Giving Compass' Take:

• Mark Keierleber reports widespread abuse of teachers of students with special needs, highlighting schools inability to serve these students and teachers properly. 

• How can funders help schools ensure that students with special needs and their teachers have the support that they need? 

• Learn how principles can participate in improving special education


At a ceremony in 2014 to honor Brett Bigham with Oregon’s Teacher of the Year award, he slouched over in his chair — hoping blood wouldn’t seep through his shirt.

Just days earlier, Bigham wrote in a 2018 op-ed, he had endured a brutal beating in his classroom, one that sent him to the hospital. On this occasion, he wrote, a student bit him and whipped him with a television cable. It was far from the first time he endured physical violence or death threats on the job. It wasn’t the first time a classroom injury sent him to the hospital, either.

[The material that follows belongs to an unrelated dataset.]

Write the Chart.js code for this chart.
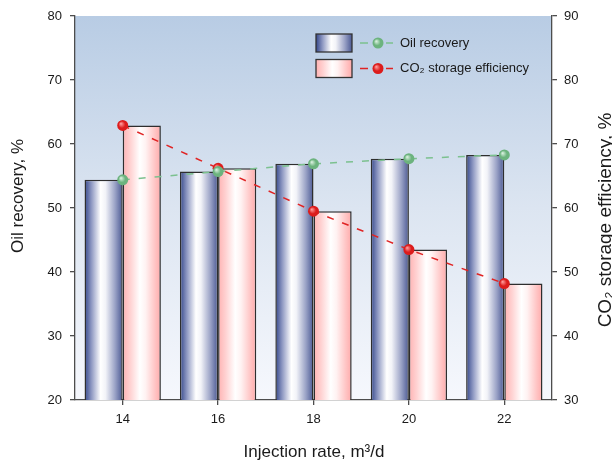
<!DOCTYPE html>
<html>
<head>
<meta charset="utf-8">
<script src="https://cdn.jsdelivr.net/npm/chart.js@4.4.1/dist/chart.umd.min.js"></script>
<style>
  html, body { margin: 0; padding: 0; background: #ffffff; }
  #wrap { width: 612px; height: 462px; }
</style>
</head>
<body>
<div id="wrap"><canvas id="chart" width="612" height="462"></canvas></div>
<script>
// data
const injectionRates = ['14', '16', '18', '20', '22'];
const oilRecovery = [54.4, 55.7, 56.9, 57.7, 58.3];      // left axis, %
const co2Storage = [72.9, 66.2, 59.5, 53.5, 48.2];       // right axis, %
const leftAxisRange = [20, 80];
const rightAxisRange = [30, 90];

const axisColor = '#4d4d4d';
const fontName = '"Liberation Sans", Arial, sans-serif';

// horizontal "cylinder" shading for each bar (side -1 = left bar, +1 = right bar)
function barGradient(ctx, stops, side) {
    const chart = ctx.chart;
    if (!chart.chartArea || ctx.type !== 'data') return stops[0][1];
    const c = chart.scales.x.getPixelForValue(ctx.dataIndex);
    const half = chart.chartArea.width / injectionRates.length * 0.8 / 2;
    const x0 = side < 0 ? c - half : c;
    const g = chart.ctx.createLinearGradient(x0, 0, x0 + half, 0);
    stops.forEach(s => g.addColorStop(s[0], s[1]));
    return g;
}
const blueStops = [[0, '#33468a'], [0.18, '#8e98c2'], [0.42, '#ffffff'], [0.55, '#f2f3f8'], [0.8, '#9aa2c6'], [1, '#4a5893']];
const pinkStops = [[0, '#ffb2b2'], [0.2, '#ffd2d2'], [0.45, '#ffffff'], [0.6, '#fff2f2'], [0.85, '#ffc4c4'], [1, '#ffaaaa']];

// shiny ball for each point
function ballGradient(ctx, axisId, light, dark) {
    const chart = ctx.chart;
    if (!chart.chartArea || ctx.type !== 'data') return dark;
    const x = chart.scales.x.getPixelForValue(ctx.dataIndex);
    const y = chart.scales[axisId].getPixelForValue(ctx.raw);
    return makeBall(chart.ctx, x, y, light, dark);
}
function makeBall(c, x, y, light, dark) {
    const g = c.createRadialGradient(x - 1.8, y - 1.8, 0.3, x, y, 6);
    g.addColorStop(0, light);
    g.addColorStop(0.55, dark);
    g.addColorStop(1, dark);
    return g;
}

const plotBackground = {
    id: 'plotBackground',
    beforeDraw(chart) {
        const c = chart.ctx, a = chart.chartArea;
        c.save();
        c.fillStyle = '#ffffff';
        c.fillRect(0, 0, chart.width, chart.height);
        const g = c.createLinearGradient(0, a.top, 0, a.bottom);
        g.addColorStop(0, '#b8cce4');
        g.addColorStop(0.5, '#dce5f1');
        g.addColorStop(1, '#f6f8fd');
        c.fillStyle = g;
        c.fillRect(a.left, a.top, a.right - a.left, a.bottom - a.top);
        c.restore();
    }
};

// axis titles (right one reads bottom-to-top like the left one)
const axisTitles = {
    id: 'axisTitles',
    afterDraw(chart) {
        const c = chart.ctx;
        c.save();
        c.fillStyle = '#1a1a1a';
        c.textAlign = 'center';
        c.textBaseline = 'middle';
        c.font = '17px ' + fontName;
        c.fillText('Injection rate, m\u00b3/d', 314, 452);

        c.translate(18, 196);
        c.rotate(-Math.PI / 2);
        c.fillText('Oil recovery, %', 0, 0);
        c.restore();

        c.save();
        c.fillStyle = '#1a1a1a';
        c.textAlign = 'center';
        c.textBaseline = 'middle';
        c.font = '19px ' + fontName;
        c.translate(606, 220);
        c.rotate(-Math.PI / 2);
        c.fillText('CO\u2082 storage efficiency, %', 0, 0);
        c.restore();
    }
};

// legend box: bar swatch + line-with-dot swatch + label
const comboLegend = {
    id: 'comboLegend',
    afterDatasetsDraw(chart) {
        const c = chart.ctx;
        const rows = [
            { y: 43, stops: blueStops, line: '#7cc18f', light: '#d8f0de', dark: '#6cb37e', text: 'Oil recovery' },
            { y: 68.5, stops: pinkStops, line: '#e02424', light: '#ff9a9a', dark: '#dc1c1c', text: 'CO\u2082 storage efficiency' }
        ];
        rows.forEach(r => {
            c.save();
            const g = c.createLinearGradient(316, 0, 352, 0);
            r.stops.forEach(s => g.addColorStop(s[0], s[1]));
            c.fillStyle = g;
            c.fillRect(316, r.y - 9, 36, 18);
            c.strokeStyle = '#333333';
            c.lineWidth = 1.3;
            c.strokeRect(316, r.y - 9, 36, 18);

            c.strokeStyle = r.line;
            c.lineWidth = 1.5;
            c.beginPath();
            c.moveTo(360, r.y); c.lineTo(368, r.y);
            c.moveTo(386, r.y); c.lineTo(393, r.y);
            c.stroke();
            c.fillStyle = makeBall(c, 378, r.y, r.light, r.dark);
            c.beginPath();
            c.arc(378, r.y, 5.5, 0, Math.PI * 2);
            c.fill();

            c.fillStyle = '#1a1a1a';
            c.font = '13px ' + fontName;
            c.textAlign = 'left';
            c.textBaseline = 'middle';
            c.fillText(r.text, 400, r.y);
            c.restore();
        });
    }
};

function axisStyle() {
    return {
        grid: { drawOnChartArea: false, drawTicks: true, tickLength: 5, color: axisColor, lineWidth: 1.3 },
        border: { display: true, color: axisColor, width: 1.3 },
        ticks: { color: '#1a1a1a', font: { family: fontName, size: 13 }, padding: 7 }
    };
}

const xAxis = axisStyle();
xAxis.grid.offset = false;
xAxis.afterFit = (scale) => { scale.height = 62; };

const yLeft = axisStyle();
yLeft.position = 'left';
yLeft.min = leftAxisRange[0];
yLeft.max = leftAxisRange[1];
yLeft.ticks.stepSize = 10;
yLeft.ticks.padding = 8;
yLeft.afterFit = (scale) => { scale.width = 75; };

const yRight = axisStyle();
yRight.position = 'right';
yRight.min = rightAxisRange[0];
yRight.max = rightAxisRange[1];
yRight.ticks.stepSize = 10;
yRight.ticks.padding = 7;
yRight.afterFit = (scale) => { scale.width = 60; };

new Chart(document.getElementById('chart').getContext('2d'), {
    data: {
        labels: injectionRates,
        datasets: [
            {
                type: 'line',
                label: 'Oil recovery',
                data: oilRecovery,
                yAxisID: 'y',
                order: 1,
                borderColor: '#7cc18f',
                borderWidth: 1.5,
                borderDash: [7, 9],
                pointRadius: 5.5,
                pointBorderWidth: 0,
                pointBackgroundColor: (ctx) => ballGradient(ctx, 'y', '#d8f0de', '#6cb37e')
            },
            {
                type: 'line',
                label: 'CO2 storage efficiency',
                data: co2Storage,
                yAxisID: 'y2',
                order: 1,
                borderColor: '#e02424',
                borderWidth: 1.5,
                borderDash: [7, 9],
                pointRadius: 5.5,
                pointBorderWidth: 0,
                pointBackgroundColor: (ctx) => ballGradient(ctx, 'y2', '#ff9a9a', '#dc1c1c')
            },
            {
                type: 'bar',
                label: 'Oil recovery',
                data: oilRecovery,
                yAxisID: 'y',
                order: 2,
                backgroundColor: (ctx) => barGradient(ctx, blueStops, -1),
                borderColor: '#2e2e2e',
                borderWidth: 1.5,
                categoryPercentage: 0.8,
                barPercentage: 1.0
            },
            {
                type: 'bar',
                label: 'CO2 storage efficiency',
                data: co2Storage,
                yAxisID: 'y2',
                order: 2,
                backgroundColor: (ctx) => barGradient(ctx, pinkStops, 1),
                borderColor: '#2e2e2e',
                borderWidth: 1.5,
                categoryPercentage: 0.8,
                barPercentage: 1.0
            }
        ]
    },
    options: {
        responsive: false,
        animation: false,
        events: [],
        layout: { padding: { top: 16, left: 0, right: 0, bottom: 0 } },
        plugins: {
            legend: { display: false },
            tooltip: { enabled: false }
        },
        scales: {
            x: xAxis,
            y: yLeft,
            y2: yRight
        }
    },
    plugins: [plotBackground, comboLegend, axisTitles]
});
</script>
</body>
</html>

He’s been bitten, punched and kicked. He was hit over the head with a chair so hard he quit teaching for seven years.

Bigham’s story is likely an extreme example of the challenges special education teachers face as schools struggle to adequately support children with special needs, like those living with significant trauma or other conditions that affect their ability to regulate behavior. But special education teachers from across the country responded to Bigham’s op-ed, saying they too had experienced violence on the job.

During the 2015-16 school year, 10 percent of teachers reported that students had threatened them with injury and 6 percent said they had been physically attacked, according to an April report by the National Center for Education Statistics.